### Goal
Copy all the entries word for word, but omit the pictures.

### Provided records
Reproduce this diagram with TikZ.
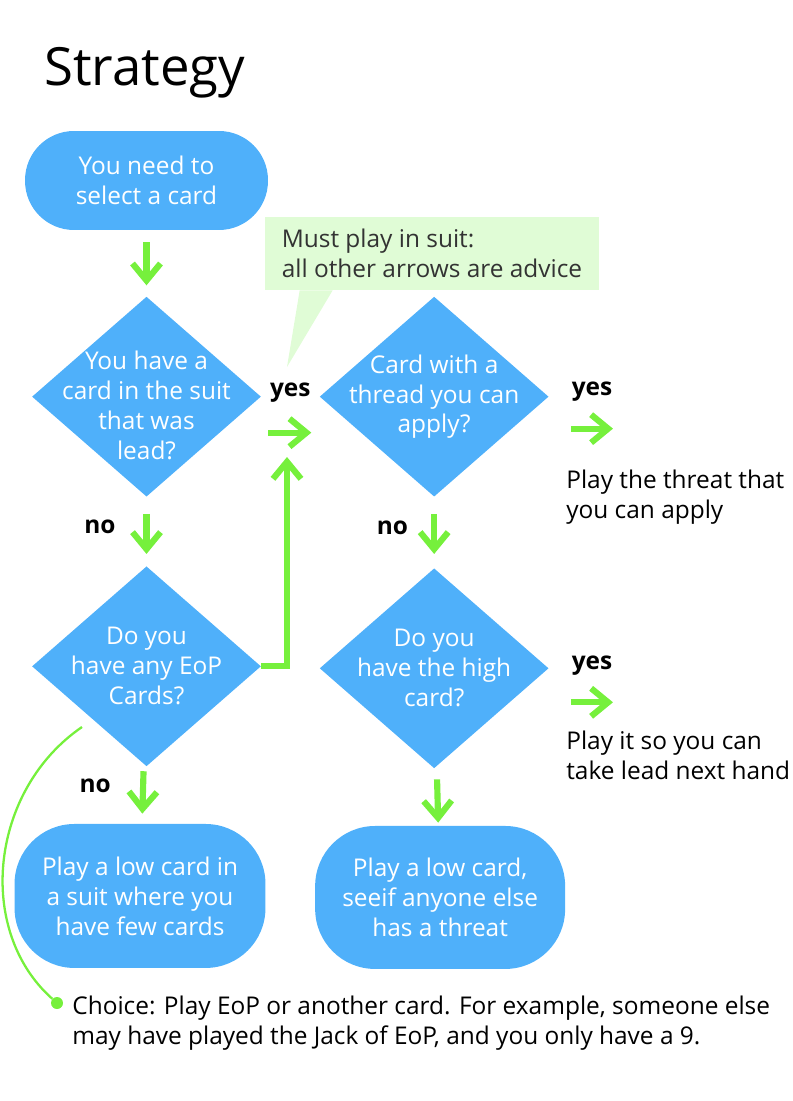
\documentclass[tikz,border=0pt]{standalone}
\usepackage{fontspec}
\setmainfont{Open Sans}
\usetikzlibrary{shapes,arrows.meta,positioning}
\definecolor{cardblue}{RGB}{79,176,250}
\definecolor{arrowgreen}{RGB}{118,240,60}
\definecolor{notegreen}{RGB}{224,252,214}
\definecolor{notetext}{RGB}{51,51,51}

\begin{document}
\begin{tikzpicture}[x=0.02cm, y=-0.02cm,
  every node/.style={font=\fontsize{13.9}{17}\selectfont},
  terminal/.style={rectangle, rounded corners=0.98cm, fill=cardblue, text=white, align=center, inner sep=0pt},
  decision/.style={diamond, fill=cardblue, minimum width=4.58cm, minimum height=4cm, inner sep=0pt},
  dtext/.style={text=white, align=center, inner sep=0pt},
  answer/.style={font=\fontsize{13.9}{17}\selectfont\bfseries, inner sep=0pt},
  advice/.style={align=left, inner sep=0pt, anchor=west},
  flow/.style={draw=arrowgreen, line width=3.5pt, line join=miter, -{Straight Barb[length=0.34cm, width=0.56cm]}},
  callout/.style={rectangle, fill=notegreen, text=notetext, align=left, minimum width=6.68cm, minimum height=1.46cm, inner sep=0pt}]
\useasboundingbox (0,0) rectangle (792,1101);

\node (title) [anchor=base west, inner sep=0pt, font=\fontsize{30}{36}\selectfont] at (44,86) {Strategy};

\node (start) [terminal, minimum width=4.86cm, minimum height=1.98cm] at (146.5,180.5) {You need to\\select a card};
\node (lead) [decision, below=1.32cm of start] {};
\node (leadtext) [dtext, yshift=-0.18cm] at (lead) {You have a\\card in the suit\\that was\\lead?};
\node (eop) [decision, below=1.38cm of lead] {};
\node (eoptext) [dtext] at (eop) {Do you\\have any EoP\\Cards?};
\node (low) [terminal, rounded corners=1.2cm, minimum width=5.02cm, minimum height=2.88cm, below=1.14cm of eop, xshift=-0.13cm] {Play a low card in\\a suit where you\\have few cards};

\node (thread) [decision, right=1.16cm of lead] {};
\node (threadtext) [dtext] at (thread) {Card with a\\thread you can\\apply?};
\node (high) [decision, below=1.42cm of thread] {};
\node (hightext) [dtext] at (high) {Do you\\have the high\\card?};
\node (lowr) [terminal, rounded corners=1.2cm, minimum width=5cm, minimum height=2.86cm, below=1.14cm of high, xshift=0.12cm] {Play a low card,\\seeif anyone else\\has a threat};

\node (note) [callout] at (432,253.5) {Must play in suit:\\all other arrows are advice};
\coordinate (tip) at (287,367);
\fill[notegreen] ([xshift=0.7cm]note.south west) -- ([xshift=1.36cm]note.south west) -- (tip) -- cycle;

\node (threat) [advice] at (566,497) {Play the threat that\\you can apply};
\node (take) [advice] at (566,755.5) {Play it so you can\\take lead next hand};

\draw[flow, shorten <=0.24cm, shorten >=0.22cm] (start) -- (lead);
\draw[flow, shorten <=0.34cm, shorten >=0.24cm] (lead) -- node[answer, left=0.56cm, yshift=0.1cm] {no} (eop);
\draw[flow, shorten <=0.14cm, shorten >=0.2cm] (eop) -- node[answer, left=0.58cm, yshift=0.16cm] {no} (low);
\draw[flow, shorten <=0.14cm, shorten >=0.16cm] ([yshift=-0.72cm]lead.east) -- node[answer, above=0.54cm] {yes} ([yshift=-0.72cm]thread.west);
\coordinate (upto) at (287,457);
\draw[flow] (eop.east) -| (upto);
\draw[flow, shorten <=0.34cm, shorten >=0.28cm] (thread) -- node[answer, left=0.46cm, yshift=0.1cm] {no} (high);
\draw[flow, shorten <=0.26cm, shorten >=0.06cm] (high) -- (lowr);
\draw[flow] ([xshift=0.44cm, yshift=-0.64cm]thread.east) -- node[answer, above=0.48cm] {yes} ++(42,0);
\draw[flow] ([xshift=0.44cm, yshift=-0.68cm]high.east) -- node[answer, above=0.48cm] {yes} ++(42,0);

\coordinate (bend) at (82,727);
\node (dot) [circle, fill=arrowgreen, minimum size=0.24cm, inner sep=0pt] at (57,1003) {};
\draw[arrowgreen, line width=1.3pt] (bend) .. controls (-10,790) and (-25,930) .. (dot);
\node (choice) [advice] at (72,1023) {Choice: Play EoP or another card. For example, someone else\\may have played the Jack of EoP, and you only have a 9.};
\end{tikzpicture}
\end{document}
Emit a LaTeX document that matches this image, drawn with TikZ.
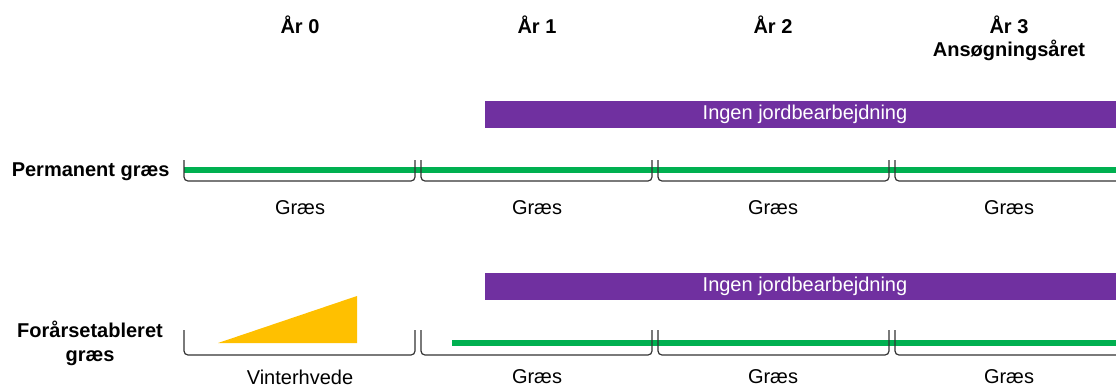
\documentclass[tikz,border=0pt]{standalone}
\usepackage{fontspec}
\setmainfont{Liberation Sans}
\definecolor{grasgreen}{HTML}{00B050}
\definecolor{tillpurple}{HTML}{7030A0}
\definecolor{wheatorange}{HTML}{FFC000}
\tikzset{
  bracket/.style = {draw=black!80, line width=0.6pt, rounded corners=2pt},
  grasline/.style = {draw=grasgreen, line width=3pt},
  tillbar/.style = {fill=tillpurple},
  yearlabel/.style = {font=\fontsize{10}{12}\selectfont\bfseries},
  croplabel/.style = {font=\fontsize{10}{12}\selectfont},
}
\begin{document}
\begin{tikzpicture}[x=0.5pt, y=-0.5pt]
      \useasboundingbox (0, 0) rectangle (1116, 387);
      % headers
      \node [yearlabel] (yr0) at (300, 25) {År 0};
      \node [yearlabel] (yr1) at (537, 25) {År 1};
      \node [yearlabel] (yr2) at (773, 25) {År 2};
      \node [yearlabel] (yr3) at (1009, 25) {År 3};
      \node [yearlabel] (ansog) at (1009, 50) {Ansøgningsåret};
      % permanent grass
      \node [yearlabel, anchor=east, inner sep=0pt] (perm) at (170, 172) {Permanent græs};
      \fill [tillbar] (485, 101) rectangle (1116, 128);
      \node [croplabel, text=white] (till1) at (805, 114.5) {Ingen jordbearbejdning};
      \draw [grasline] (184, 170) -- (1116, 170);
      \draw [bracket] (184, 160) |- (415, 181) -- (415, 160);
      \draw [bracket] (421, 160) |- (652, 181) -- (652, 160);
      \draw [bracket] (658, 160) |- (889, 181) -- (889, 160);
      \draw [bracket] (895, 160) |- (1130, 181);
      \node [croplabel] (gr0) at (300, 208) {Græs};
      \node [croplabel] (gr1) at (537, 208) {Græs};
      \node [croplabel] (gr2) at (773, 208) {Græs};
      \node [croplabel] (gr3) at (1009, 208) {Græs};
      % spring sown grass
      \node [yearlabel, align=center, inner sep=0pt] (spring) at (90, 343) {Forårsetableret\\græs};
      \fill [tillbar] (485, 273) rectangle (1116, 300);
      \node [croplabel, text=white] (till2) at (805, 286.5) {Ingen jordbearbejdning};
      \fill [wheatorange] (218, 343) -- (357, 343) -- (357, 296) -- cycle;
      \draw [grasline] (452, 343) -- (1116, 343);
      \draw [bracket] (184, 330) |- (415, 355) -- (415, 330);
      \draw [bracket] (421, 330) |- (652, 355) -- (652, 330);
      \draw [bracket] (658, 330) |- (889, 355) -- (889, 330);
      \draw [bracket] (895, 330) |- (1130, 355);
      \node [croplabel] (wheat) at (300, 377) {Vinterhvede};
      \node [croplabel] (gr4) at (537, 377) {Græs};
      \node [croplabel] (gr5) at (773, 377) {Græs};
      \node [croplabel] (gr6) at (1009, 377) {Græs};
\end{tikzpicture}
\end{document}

### Complete output
Reproduce this diagram with TikZ.
\documentclass[tikz,border=0pt]{standalone}
\usepackage{fontspec}
\setmainfont{Open Sans}
\usetikzlibrary{shapes,arrows.meta,positioning}
\definecolor{cardblue}{RGB}{79,176,250}
\definecolor{arrowgreen}{RGB}{118,240,60}
\definecolor{notegreen}{RGB}{224,252,214}
\definecolor{notetext}{RGB}{51,51,51}

\begin{document}
\begin{tikzpicture}[x=0.02cm, y=-0.02cm,
  every node/.style={font=\fontsize{13.9}{17}\selectfont},
  terminal/.style={rectangle, rounded corners=0.98cm, fill=cardblue, text=white, align=center, inner sep=0pt},
  decision/.style={diamond, fill=cardblue, minimum width=4.58cm, minimum height=4cm, inner sep=0pt},
  dtext/.style={text=white, align=center, inner sep=0pt},
  answer/.style={font=\fontsize{13.9}{17}\selectfont\bfseries, inner sep=0pt},
  advice/.style={align=left, inner sep=0pt, anchor=west},
  flow/.style={draw=arrowgreen, line width=3.5pt, line join=miter, -{Straight Barb[length=0.34cm, width=0.56cm]}},
  callout/.style={rectangle, fill=notegreen, text=notetext, align=left, minimum width=6.68cm, minimum height=1.46cm, inner sep=0pt}]
\useasboundingbox (0,0) rectangle (792,1101);

\node (title) [anchor=base west, inner sep=0pt, font=\fontsize{30}{36}\selectfont] at (44,86) {Strategy};

\node (start) [terminal, minimum width=4.86cm, minimum height=1.98cm] at (146.5,180.5) {You need to\\select a card};
\node (lead) [decision, below=1.32cm of start] {};
\node (leadtext) [dtext, yshift=-0.18cm] at (lead) {You have a\\card in the suit\\that was\\lead?};
\node (eop) [decision, below=1.38cm of lead] {};
\node (eoptext) [dtext] at (eop) {Do you\\have any EoP\\Cards?};
\node (low) [terminal, rounded corners=1.2cm, minimum width=5.02cm, minimum height=2.88cm, below=1.14cm of eop, xshift=-0.13cm] {Play a low card in\\a suit where you\\have few cards};

\node (thread) [decision, right=1.16cm of lead] {};
\node (threadtext) [dtext] at (thread) {Card with a\\thread you can\\apply?};
\node (high) [decision, below=1.42cm of thread] {};
\node (hightext) [dtext] at (high) {Do you\\have the high\\card?};
\node (lowr) [terminal, rounded corners=1.2cm, minimum width=5cm, minimum height=2.86cm, below=1.14cm of high, xshift=0.12cm] {Play a low card,\\seeif anyone else\\has a threat};

\node (note) [callout] at (432,253.5) {Must play in suit:\\all other arrows are advice};
\coordinate (tip) at (287,367);
\fill[notegreen] ([xshift=0.7cm]note.south west) -- ([xshift=1.36cm]note.south west) -- (tip) -- cycle;

\node (threat) [advice] at (566,497) {Play the threat that\\you can apply};
\node (take) [advice] at (566,755.5) {Play it so you can\\take lead next hand};

\draw[flow, shorten <=0.24cm, shorten >=0.22cm] (start) -- (lead);
\draw[flow, shorten <=0.34cm, shorten >=0.24cm] (lead) -- node[answer, left=0.56cm, yshift=0.1cm] {no} (eop);
\draw[flow, shorten <=0.14cm, shorten >=0.2cm] (eop) -- node[answer, left=0.58cm, yshift=0.16cm] {no} (low);
\draw[flow, shorten <=0.14cm, shorten >=0.16cm] ([yshift=-0.72cm]lead.east) -- node[answer, above=0.54cm] {yes} ([yshift=-0.72cm]thread.west);
\coordinate (upto) at (287,457);
\draw[flow] (eop.east) -| (upto);
\draw[flow, shorten <=0.34cm, shorten >=0.28cm] (thread) -- node[answer, left=0.46cm, yshift=0.1cm] {no} (high);
\draw[flow, shorten <=0.26cm, shorten >=0.06cm] (high) -- (lowr);
\draw[flow] ([xshift=0.44cm, yshift=-0.64cm]thread.east) -- node[answer, above=0.48cm] {yes} ++(42,0);
\draw[flow] ([xshift=0.44cm, yshift=-0.68cm]high.east) -- node[answer, above=0.48cm] {yes} ++(42,0);

\coordinate (bend) at (82,727);
\node (dot) [circle, fill=arrowgreen, minimum size=0.24cm, inner sep=0pt] at (57,1003) {};
\draw[arrowgreen, line width=1.3pt] (bend) .. controls (-10,790) and (-25,930) .. (dot);
\node (choice) [advice] at (72,1023) {Choice: Play EoP or another card. For example, someone else\\may have played the Jack of EoP, and you only have a 9.};
\end{tikzpicture}
\end{document}
Emit a LaTeX document that matches this image, drawn with TikZ.
\documentclass[tikz,border=0pt]{standalone}
\usepackage{fontspec}
\setmainfont{Liberation Sans}
\definecolor{grasgreen}{HTML}{00B050}
\definecolor{tillpurple}{HTML}{7030A0}
\definecolor{wheatorange}{HTML}{FFC000}
\tikzset{
  bracket/.style = {draw=black!80, line width=0.6pt, rounded corners=2pt},
  grasline/.style = {draw=grasgreen, line width=3pt},
  tillbar/.style = {fill=tillpurple},
  yearlabel/.style = {font=\fontsize{10}{12}\selectfont\bfseries},
  croplabel/.style = {font=\fontsize{10}{12}\selectfont},
}
\begin{document}
\begin{tikzpicture}[x=0.5pt, y=-0.5pt]
      \useasboundingbox (0, 0) rectangle (1116, 387);
      % headers
      \node [yearlabel] (yr0) at (300, 25) {År 0};
      \node [yearlabel] (yr1) at (537, 25) {År 1};
      \node [yearlabel] (yr2) at (773, 25) {År 2};
      \node [yearlabel] (yr3) at (1009, 25) {År 3};
      \node [yearlabel] (ansog) at (1009, 50) {Ansøgningsåret};
      % permanent grass
      \node [yearlabel, anchor=east, inner sep=0pt] (perm) at (170, 172) {Permanent græs};
      \fill [tillbar] (485, 101) rectangle (1116, 128);
      \node [croplabel, text=white] (till1) at (805, 114.5) {Ingen jordbearbejdning};
      \draw [grasline] (184, 170) -- (1116, 170);
      \draw [bracket] (184, 160) |- (415, 181) -- (415, 160);
      \draw [bracket] (421, 160) |- (652, 181) -- (652, 160);
      \draw [bracket] (658, 160) |- (889, 181) -- (889, 160);
      \draw [bracket] (895, 160) |- (1130, 181);
      \node [croplabel] (gr0) at (300, 208) {Græs};
      \node [croplabel] (gr1) at (537, 208) {Græs};
      \node [croplabel] (gr2) at (773, 208) {Græs};
      \node [croplabel] (gr3) at (1009, 208) {Græs};
      % spring sown grass
      \node [yearlabel, align=center, inner sep=0pt] (spring) at (90, 343) {Forårsetableret\\græs};
      \fill [tillbar] (485, 273) rectangle (1116, 300);
      \node [croplabel, text=white] (till2) at (805, 286.5) {Ingen jordbearbejdning};
      \fill [wheatorange] (218, 343) -- (357, 343) -- (357, 296) -- cycle;
      \draw [grasline] (452, 343) -- (1116, 343);
      \draw [bracket] (184, 330) |- (415, 355) -- (415, 330);
      \draw [bracket] (421, 330) |- (652, 355) -- (652, 330);
      \draw [bracket] (658, 330) |- (889, 355) -- (889, 330);
      \draw [bracket] (895, 330) |- (1130, 355);
      \node [croplabel] (wheat) at (300, 377) {Vinterhvede};
      \node [croplabel] (gr4) at (537, 377) {Græs};
      \node [croplabel] (gr5) at (773, 377) {Græs};
      \node [croplabel] (gr6) at (1009, 377) {Græs};
\end{tikzpicture}
\end{document}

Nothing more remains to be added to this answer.